“Training hard and lifting heavy are all important, but belief in your own ability [is what] makes you … a champion.”
“Weightlifting is 50 percent mental and 30 percent technique. Power is only 20 percent, but everybody has it reversed.”
“Think, plan and expect positive results.”
Tommy Kono, Olympic champion and coach
Tommy Kono, widely considered weightlifting’s all-time greatest competitor, is no longer with us, but his inspiring training philosophy lives on. When I read his quote about weightlifting being 50 percent mental and only 20 percent power, I felt sure his views on mental attitude would be helpful in our writing.
Weightlifting and writing may seem to be an odd couple, but Tommy himself was not only a fabled athlete, he was an author as well. His guide, Championship Weightlifting, Beyond Muscle Power, The Mental Side of Lifting is valued by aspiring world-class competitors because it explores the impact of mental attitude on performance.
For Tommy, mental strength was rooted in maintaining a positive attitude. Plagued by asthma and other health problems as a child, he rose to Olympian heights by pursuing a simple, but powerful philosophy: “…we should all strive to keep improving ourselves no matter what happens…adversities and objects are there to challenge our mettle and to make us better, stronger persons. It is… accepting that challenge that makes us persevere for the bigger goals in life.”
Tommy was a firm believer in deliberate practice and the power of continued, focused effort.

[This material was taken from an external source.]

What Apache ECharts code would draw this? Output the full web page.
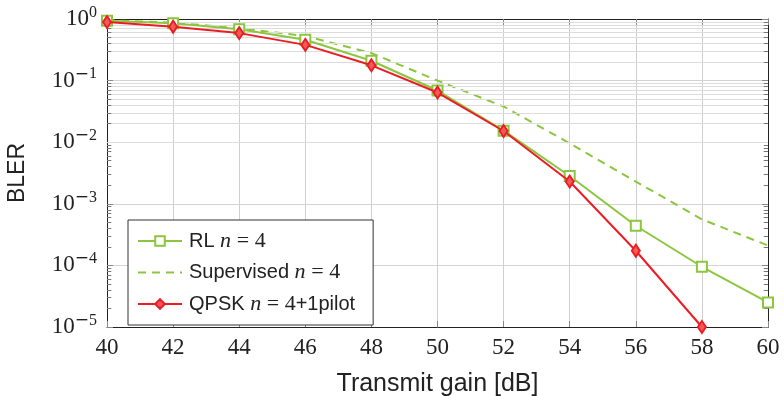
<!DOCTYPE html>
<html>
<head>
<meta charset="utf-8">
<script src="https://cdn.jsdelivr.net/npm/echarts@6/dist/echarts.min.js"></script>
<style>
  html, body { margin: 0; padding: 0; background: #fff; }
  #chart { width: 784px; height: 396px; }
</style>
</head>
<body>
<div id="chart"></div>
<script>
// Transmit gain in dB
const gains = [40, 42, 44, 46, 48, 50, 52, 54, 56, 58, 60];
// Block error rate per scheme
const rlBler = [0.94, 0.85, 0.68, 0.46, 0.21, 0.069, 0.0154, 0.00283, 4.4e-4, 9.5e-5, 2.5e-5];
const supervisedBler = [0.96, 0.87, 0.71, 0.53, 0.28, 0.1, 0.038, 0.0096, 0.0023, 5.6e-4, 2.1e-4];
const qpskBler = [0.89, 0.75, 0.59, 0.38, 0.177, 0.064, 0.0152, 0.0023, 1.73e-4, 1.0e-5];

const seriesNames = ['RL', 'Supervised', 'QPSK'];
const legendLabels = {
  'RL': 'RL {i|n} {m|=} {m|4}',
  'Supervised': 'Supervised {i|n} {m|=} {m|4}',
  'QPSK': 'QPSK {i|n} {m|=} {m|4}+1pilot'
};

const xMin = 40, xMax = 60, xStep = 2;
const yMin = 1e-5, yMax = 1;

const GREEN = '#8cc63f';
const RED = '#ec1c24';
const TEXT = '#222';
const SERIF = '"Liberation Serif", "DejaVu Serif", serif';
const SANS = '"Liberation Sans", Arial, sans-serif';

// minor values 2..9 within each decade of the log axis
const minorValues = [];
for (let e = -5; e < 0; e++) {
  for (let m = 2; m <= 9; m++) minorValues.push(m * Math.pow(10, e));
}

function pairs(xs, ys) {
  return ys.map((v, i) => [xs[i], v]);
}

// short inward tick marks for minor values on left and right frame
const tickLen = 0.13;
const minorTickLines = [];
minorValues.forEach(v => {
  minorTickLines.push([{ coord: [xMin, v] }, { coord: [xMin + tickLen, v] }]);
  minorTickLines.push([{ coord: [xMax - tickLen, v] }, { coord: [xMax, v] }]);
});

// decade label as 10 with a raised exponent
function expLabel(v) {
  const e = Math.round(Math.log10(v));
  if (e < 0) return '{b|10}{m|\u2212}{s|' + (-e) + '}';
  return '{b|10}{s|' + e + '}';
}

const chart = echarts.init(document.getElementById('chart'), null, { renderer: 'canvas' });

chart.setOption({
  animation: false,
  backgroundColor: '#fff',
  grid: { left: 107, right: 16, top: 19, bottom: 69, containLabel: false, outerBoundsMode: 'none' },
  xAxis: [
    {
      type: 'value', min: xMin, max: xMax, interval: xStep,
      name: 'Transmit gain [dB]', nameLocation: 'middle', nameGap: 45,
      nameTextStyle: { fontFamily: SANS, fontSize: 25, color: TEXT },
      axisLine: { show: true, lineStyle: { color: '#222', width: 1 } },
      axisTick: { show: true, inside: true, length: 6, lineStyle: { color: '#888' } },
      axisLabel: { fontFamily: SERIF, fontSize: 23, color: TEXT, margin: 9 },
      splitLine: { show: true, lineStyle: { color: '#cfcfcf', width: 1 } }
    },
    {
      type: 'value', min: xMin, max: xMax, interval: xStep, position: 'top',
      axisLine: { show: true, lineStyle: { color: '#222', width: 1 } },
      axisTick: { show: true, inside: true, length: 6, lineStyle: { color: '#888' } },
      axisLabel: { show: false },
      splitLine: { show: false }
    }
  ],
  yAxis: [
    {
      type: 'log', logBase: 10, min: yMin, max: yMax,
      name: 'BLER', nameLocation: 'middle', nameGap: 78, nameRotate: 90,
      nameTextStyle: { fontFamily: SANS, fontSize: 23, color: TEXT },
      axisLine: { show: true, lineStyle: { color: '#222', width: 1 } },
      axisTick: { show: true, inside: true, length: 6, lineStyle: { color: '#888' } },
      axisLabel: {
        margin: 10,
        formatter: expLabel,
        rich: {
          b: { fontFamily: SERIF, fontSize: 23, color: TEXT },
          m: { fontFamily: '"DejaVu Sans", sans-serif', fontSize: 17, color: TEXT, padding: [0, 0, 13, 0] },
          s: { fontFamily: SERIF, fontSize: 16, color: TEXT, padding: [0, 0, 13, 0] }
        }
      },
      splitLine: { show: true, lineStyle: { color: '#d4d4d4', width: 1 } }
    },
    {
      type: 'log', logBase: 10, min: yMin, max: yMax, position: 'right',
      axisLine: { show: true, lineStyle: { color: '#222', width: 1 } },
      axisTick: { show: true, inside: true, length: 6, lineStyle: { color: '#888' } },
      axisLabel: { show: false },
      splitLine: { show: false }
    }
  ],
  legend: {
    data: [
      { name: 'RL' },
      { name: 'Supervised', itemStyle: { opacity: 0 } },
      { name: 'QPSK' }
    ],
    orient: 'vertical',
    left: 128, top: 220,
    padding: [10, 18, 10, 9],
    itemGap: 9.5,
    itemWidth: 44,
    itemHeight: 12,
    backgroundColor: '#fff',
    borderColor: '#333',
    borderWidth: 1,
    borderRadius: 0,
    formatter: name => legendLabels[name],
    textStyle: {
      fontFamily: SANS, fontSize: 20, color: TEXT, lineHeight: 20, padding: [0, 0, 0, 2],
      rich: {
        i: { fontFamily: SERIF, fontStyle: 'italic', fontSize: 22, color: TEXT },
        m: { fontFamily: SERIF, fontSize: 22, color: TEXT }
      }
    }
  },
  series: [
    {
      // minor grid lines of the log axis
      type: 'line', name: 'minor-grid', data: [], z: 1, silent: true,
      markLine: {
        silent: true, symbol: ['none', 'none'], animation: false,
        label: { show: false },
        lineStyle: { color: '#dcdcdc', width: 1, type: 'solid' },
        data: minorValues.map(v => ({ yAxis: v }))
      }
    },
    {
      // minor tick marks on the left and right frame
      type: 'line', name: 'minor-ticks', data: [], z: 3, silent: true,
      markLine: {
        silent: true, symbol: ['none', 'none'], animation: false,
        label: { show: false },
        lineStyle: { color: '#777', width: 1, type: 'solid' },
        data: minorTickLines
      }
    },
    {
      name: 'Supervised', type: 'line', z: 4,
      data: pairs(gains, supervisedBler),
      showSymbol: false, symbol: 'none',
      lineStyle: { color: GREEN, width: 2, type: [8, 6] },
      itemStyle: { color: GREEN },
      clip: false
    },
    {
      name: 'RL', type: 'line', z: 5,
      data: pairs(gains, rlBler),
      symbol: 'rect', symbolSize: 10,
      lineStyle: { color: GREEN, width: 2 },
      itemStyle: { color: '#fff', borderColor: GREEN, borderWidth: 2 },
      clip: false
    },
    {
      name: 'QPSK', type: 'line', z: 6,
      data: pairs(gains, qpskBler),
      symbol: 'diamond', symbolSize: [8, 12],
      lineStyle: { color: RED, width: 2 },
      itemStyle: { color: '#f25a5a', borderColor: RED, borderWidth: 2 },
      clip: false
    }
  ]
});
</script>
</body>
</html>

He believed in training with a realistic purpose and planning each workout so that it brought an athlete one step closer to his or her goal.
The key to his success, Tommy said, was mental training. “Successful weightlifting is not in the body,” he once observed. “It’s in the mind. You have to strengthen your mind to shut out everything — the man with the camera, the laugh or cough in the audience. You can lift as much as you believe you can. Your body can do what you will it to do.”
When asked about building his mental stamina, Kono said, “I just stress the positive aspects of life — it’s always worked for me… You must believe in yourself and focus on the task at hand—and put everything else out of your mind.” Kono described the mental focus
required to achieve a personal record as akin to “using a magnifying glass to focus the sun’s ray to a pinpoint to start paper or wood burning….The focus is only on things you can control.” For example, don’t waste time and energy thinking about your opponent or the referees. Don’t let outside factors influence your performance.
Practice deliberately, apply continuous, focused effort, keep improving, believe in yourself: Great advice from an Olympic champion we can all apply as we write on.